Wednesday, January 9, 2013

Green Rubber Knee Boots


Nothing screamed freedom for me as a kid like green rubber knee boots. Each winter meant new boots for me and my little brother. Sometimes they were Christmas presents, but more often they were simply necessities of two boys who took their job of getting dirty very seriously and whose feet were apparently steeped in fertilizer each night.

Sometimes we would go with our folks to pick them right off the shelf at the store. These generally stood straight and proud on metal shelves with a little forward lean to them giving the boots an air of slightly bowing soldiers ready for service. They came shackled together with a length of thin white cord or perhaps a plastic thread. Depending on the model, they would sport long yellow laces all the way up the front and a strip of yellow rubber around the top. Sometimes we got the plain slip on kind with no laces, but I found that I loved the lace up version better.

I loved threading those laces in and out and in and out and then cinching them down tight at the top to lock the legs of my overalls or jeans in place and make that puffy denim billow at the knee. You couldn’t maintain the billowy effect with the slip on kind, so you couldn’t look like a British soldier for very long with those. The only drawback to the laces was that over time the plastic tip would get worn off and then the laces would fray, then threading them through the eyes got to be a chore, and then the cockleburs would grab hold of the ends and make a spiky wad or maybe the beggar lice would gang up on the ends. Either way pulling the laces back through the eyes required some picking and pulling at the end of the day.

Getting boots at the store was nice, but nothing was better than getting boots in a box and even better was if they were wrapped up. Rubber knee boot boxes are big. They are wide. They can double as a lap desk. And the best ones have the hinged lid and open like a treasure chest. I can still remember several Christmases setting a wonderfully wide box with faint traces of vulcanized rubber seeping through the bright Christmas paper on my lap and waiting for the command for me and my brother to open them together. Of course we knew what was inside. We knew the weight distribution of heavy on both ends but light on the sides meant new boots hiding in the cardboard treasure chest. Sometimes a big sticker with a picture of the boots greeted us from under the shredded Christmas paper. But every time, raising the lid meant that a sweet rush of rubbery goodness filled the air.  Then you had to fold back that sheet of packing  paper and maybe pull the cardboard inserts out before you could try them on. And by all means get the wad of paper out of the toe.

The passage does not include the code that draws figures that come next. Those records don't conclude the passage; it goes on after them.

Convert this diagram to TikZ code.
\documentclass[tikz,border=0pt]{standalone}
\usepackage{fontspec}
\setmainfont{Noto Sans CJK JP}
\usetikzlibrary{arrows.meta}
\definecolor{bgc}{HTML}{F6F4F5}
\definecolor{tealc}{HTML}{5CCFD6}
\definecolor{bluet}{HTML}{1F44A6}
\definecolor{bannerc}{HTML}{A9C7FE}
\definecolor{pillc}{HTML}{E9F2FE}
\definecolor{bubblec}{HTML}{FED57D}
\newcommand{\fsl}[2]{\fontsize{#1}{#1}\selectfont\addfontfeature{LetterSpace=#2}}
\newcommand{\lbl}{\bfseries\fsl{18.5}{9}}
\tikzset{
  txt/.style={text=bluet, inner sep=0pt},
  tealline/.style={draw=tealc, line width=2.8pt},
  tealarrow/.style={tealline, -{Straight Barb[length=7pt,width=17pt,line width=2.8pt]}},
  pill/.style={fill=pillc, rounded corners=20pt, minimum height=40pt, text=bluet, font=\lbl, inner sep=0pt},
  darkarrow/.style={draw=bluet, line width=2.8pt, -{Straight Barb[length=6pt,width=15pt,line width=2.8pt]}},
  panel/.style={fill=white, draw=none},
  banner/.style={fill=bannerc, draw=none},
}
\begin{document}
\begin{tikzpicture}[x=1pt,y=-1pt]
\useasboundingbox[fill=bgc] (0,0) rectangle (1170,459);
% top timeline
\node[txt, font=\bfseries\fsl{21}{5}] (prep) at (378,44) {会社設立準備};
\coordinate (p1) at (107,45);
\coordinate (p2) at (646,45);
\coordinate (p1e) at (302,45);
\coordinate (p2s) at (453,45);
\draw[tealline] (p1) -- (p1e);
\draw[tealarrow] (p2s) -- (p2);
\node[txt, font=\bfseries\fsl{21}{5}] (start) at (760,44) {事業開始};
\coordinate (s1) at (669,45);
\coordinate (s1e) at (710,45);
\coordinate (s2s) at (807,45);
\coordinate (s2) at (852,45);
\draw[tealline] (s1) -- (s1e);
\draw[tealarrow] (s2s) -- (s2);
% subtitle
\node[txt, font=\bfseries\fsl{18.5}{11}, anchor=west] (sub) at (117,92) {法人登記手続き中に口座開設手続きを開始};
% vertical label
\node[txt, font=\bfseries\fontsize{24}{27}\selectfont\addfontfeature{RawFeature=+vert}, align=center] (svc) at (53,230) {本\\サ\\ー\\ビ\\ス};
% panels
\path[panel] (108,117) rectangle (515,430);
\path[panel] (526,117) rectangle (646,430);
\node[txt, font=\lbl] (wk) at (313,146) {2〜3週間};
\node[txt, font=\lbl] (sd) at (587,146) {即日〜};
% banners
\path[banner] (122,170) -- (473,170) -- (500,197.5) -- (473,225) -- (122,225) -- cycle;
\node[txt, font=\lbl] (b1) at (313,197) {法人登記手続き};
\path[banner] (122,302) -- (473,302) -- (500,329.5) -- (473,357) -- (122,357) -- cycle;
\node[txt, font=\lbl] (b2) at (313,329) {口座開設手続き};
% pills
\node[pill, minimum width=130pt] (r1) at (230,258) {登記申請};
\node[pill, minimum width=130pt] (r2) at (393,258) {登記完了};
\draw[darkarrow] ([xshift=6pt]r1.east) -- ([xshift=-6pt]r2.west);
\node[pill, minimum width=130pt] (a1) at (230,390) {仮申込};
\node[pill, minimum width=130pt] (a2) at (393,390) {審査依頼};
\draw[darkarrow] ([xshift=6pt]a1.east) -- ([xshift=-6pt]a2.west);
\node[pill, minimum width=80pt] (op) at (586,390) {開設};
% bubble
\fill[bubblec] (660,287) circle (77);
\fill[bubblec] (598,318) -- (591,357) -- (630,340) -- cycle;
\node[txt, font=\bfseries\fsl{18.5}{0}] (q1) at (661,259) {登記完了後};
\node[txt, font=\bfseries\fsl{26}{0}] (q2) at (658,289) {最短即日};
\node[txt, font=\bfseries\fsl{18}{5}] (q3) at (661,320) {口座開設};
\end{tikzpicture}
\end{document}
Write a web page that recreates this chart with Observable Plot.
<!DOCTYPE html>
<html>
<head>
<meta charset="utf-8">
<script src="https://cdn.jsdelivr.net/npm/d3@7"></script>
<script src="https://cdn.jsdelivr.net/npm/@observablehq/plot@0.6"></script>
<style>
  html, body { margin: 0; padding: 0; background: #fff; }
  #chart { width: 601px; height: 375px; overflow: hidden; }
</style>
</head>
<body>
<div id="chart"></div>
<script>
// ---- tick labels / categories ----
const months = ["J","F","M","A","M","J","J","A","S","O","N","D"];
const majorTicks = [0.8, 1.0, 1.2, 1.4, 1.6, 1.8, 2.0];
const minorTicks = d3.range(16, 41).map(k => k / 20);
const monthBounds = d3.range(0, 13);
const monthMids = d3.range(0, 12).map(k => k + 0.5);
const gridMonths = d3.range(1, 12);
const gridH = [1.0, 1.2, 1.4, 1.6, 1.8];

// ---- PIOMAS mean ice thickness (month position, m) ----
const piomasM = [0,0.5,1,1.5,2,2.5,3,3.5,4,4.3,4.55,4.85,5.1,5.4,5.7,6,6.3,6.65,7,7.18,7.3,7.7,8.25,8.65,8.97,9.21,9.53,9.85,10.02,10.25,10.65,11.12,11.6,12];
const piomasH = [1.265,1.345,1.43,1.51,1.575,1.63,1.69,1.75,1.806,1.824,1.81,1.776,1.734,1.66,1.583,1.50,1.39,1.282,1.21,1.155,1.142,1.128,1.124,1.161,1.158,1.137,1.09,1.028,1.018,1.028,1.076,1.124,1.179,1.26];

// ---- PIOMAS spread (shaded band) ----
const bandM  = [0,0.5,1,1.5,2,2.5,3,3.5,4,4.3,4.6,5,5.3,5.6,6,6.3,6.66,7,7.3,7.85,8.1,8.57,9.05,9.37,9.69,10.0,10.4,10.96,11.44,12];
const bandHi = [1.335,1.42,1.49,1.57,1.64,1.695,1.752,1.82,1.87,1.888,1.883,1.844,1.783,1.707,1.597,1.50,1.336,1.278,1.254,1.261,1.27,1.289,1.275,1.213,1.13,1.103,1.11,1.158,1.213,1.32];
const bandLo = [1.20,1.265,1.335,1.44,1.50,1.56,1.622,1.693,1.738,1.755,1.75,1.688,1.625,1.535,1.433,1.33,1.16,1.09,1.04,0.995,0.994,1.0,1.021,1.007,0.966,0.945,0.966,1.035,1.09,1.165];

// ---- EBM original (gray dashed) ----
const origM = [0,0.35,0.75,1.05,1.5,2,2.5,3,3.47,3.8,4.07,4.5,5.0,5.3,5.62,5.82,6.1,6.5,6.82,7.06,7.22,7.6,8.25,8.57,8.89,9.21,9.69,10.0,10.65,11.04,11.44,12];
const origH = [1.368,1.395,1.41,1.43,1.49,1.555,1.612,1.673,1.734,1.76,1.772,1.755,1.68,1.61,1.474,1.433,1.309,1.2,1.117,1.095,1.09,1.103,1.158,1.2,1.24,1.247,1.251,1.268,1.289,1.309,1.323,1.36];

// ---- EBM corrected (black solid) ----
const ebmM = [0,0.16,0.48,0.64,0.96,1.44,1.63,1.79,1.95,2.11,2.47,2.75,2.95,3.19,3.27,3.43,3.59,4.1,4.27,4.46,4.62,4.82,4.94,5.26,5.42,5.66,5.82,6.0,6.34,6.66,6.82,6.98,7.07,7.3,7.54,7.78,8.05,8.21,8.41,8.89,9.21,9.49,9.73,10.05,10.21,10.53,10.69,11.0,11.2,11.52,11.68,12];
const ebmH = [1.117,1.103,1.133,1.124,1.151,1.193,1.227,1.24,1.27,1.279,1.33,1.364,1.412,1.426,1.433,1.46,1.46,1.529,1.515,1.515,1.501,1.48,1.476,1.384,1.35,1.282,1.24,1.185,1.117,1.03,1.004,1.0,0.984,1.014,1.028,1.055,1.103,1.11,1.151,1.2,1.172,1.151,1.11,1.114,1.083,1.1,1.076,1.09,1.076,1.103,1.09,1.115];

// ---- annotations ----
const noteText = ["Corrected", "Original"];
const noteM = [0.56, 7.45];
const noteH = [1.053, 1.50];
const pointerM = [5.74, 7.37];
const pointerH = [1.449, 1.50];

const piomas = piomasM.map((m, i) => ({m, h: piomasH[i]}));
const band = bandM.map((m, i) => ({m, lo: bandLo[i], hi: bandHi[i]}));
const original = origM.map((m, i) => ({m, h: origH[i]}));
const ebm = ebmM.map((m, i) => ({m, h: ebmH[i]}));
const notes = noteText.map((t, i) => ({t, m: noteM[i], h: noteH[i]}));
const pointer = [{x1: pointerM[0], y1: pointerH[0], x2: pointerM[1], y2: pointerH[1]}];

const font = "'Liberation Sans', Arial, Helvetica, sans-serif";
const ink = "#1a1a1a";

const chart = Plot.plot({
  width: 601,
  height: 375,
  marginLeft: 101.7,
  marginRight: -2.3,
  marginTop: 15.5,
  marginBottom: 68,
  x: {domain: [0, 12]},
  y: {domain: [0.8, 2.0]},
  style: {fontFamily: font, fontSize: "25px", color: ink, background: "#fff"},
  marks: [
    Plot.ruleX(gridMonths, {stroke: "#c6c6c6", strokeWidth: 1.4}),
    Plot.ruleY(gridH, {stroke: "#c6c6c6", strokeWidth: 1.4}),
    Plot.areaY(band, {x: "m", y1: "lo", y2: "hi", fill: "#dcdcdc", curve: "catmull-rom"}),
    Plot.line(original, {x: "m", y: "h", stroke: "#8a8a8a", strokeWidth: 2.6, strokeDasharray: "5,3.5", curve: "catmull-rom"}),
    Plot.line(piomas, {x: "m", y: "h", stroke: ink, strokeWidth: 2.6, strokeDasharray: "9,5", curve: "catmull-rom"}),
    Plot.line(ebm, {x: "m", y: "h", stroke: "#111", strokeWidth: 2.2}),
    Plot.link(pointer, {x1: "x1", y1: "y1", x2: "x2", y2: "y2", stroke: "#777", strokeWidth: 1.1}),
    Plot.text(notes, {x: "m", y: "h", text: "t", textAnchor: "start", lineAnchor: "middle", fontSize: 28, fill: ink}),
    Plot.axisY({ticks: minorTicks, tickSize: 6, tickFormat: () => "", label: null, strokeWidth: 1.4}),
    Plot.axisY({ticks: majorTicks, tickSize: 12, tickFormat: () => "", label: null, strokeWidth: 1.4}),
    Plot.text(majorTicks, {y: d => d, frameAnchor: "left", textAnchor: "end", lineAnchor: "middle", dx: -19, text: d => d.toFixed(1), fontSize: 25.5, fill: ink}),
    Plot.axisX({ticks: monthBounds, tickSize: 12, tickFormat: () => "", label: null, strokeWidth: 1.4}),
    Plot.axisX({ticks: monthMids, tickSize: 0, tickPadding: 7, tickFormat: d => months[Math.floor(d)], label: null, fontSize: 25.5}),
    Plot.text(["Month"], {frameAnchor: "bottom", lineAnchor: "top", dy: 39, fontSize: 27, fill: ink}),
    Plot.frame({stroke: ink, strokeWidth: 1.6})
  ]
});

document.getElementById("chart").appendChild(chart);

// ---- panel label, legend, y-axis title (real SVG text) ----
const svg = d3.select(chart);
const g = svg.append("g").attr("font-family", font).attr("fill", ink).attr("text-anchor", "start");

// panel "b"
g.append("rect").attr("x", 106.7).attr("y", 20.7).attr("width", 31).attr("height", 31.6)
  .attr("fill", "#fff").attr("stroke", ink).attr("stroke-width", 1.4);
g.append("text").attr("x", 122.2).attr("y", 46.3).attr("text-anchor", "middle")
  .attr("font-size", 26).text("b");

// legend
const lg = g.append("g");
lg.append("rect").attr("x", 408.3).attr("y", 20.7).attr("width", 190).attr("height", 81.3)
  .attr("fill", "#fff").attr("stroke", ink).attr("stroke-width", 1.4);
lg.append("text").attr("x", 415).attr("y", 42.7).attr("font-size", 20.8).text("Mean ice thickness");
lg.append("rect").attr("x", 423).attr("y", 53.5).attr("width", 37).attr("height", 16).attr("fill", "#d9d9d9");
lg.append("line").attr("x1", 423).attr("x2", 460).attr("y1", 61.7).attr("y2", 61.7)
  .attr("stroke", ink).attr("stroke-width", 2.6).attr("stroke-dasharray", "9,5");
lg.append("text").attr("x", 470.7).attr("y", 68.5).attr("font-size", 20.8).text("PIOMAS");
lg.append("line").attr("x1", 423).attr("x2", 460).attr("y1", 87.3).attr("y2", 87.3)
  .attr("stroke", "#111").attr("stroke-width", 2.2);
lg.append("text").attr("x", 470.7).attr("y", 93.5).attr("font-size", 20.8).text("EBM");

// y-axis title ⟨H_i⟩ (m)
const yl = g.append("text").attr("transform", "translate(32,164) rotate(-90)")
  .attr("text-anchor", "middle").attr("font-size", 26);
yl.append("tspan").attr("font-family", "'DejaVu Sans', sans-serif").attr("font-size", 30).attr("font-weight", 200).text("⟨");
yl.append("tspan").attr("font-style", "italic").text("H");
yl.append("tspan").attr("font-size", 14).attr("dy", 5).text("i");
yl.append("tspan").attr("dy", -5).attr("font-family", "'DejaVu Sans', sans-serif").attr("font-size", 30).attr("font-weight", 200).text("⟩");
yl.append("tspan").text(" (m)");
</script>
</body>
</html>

I loved the slick inside. I loved wiggling my toes around all the space in the toe. There was always space in the toe, plenty of space for growing feet. Just had to wear more socks. Then came the requisite walk around the room and up and down the hall, booming along on the wood floor. But best of all was the bang of the back door, the clumping down steps and the heavy, thunderous thunk, thunk, thunking across the yard to the nearest mud hole. And freedom.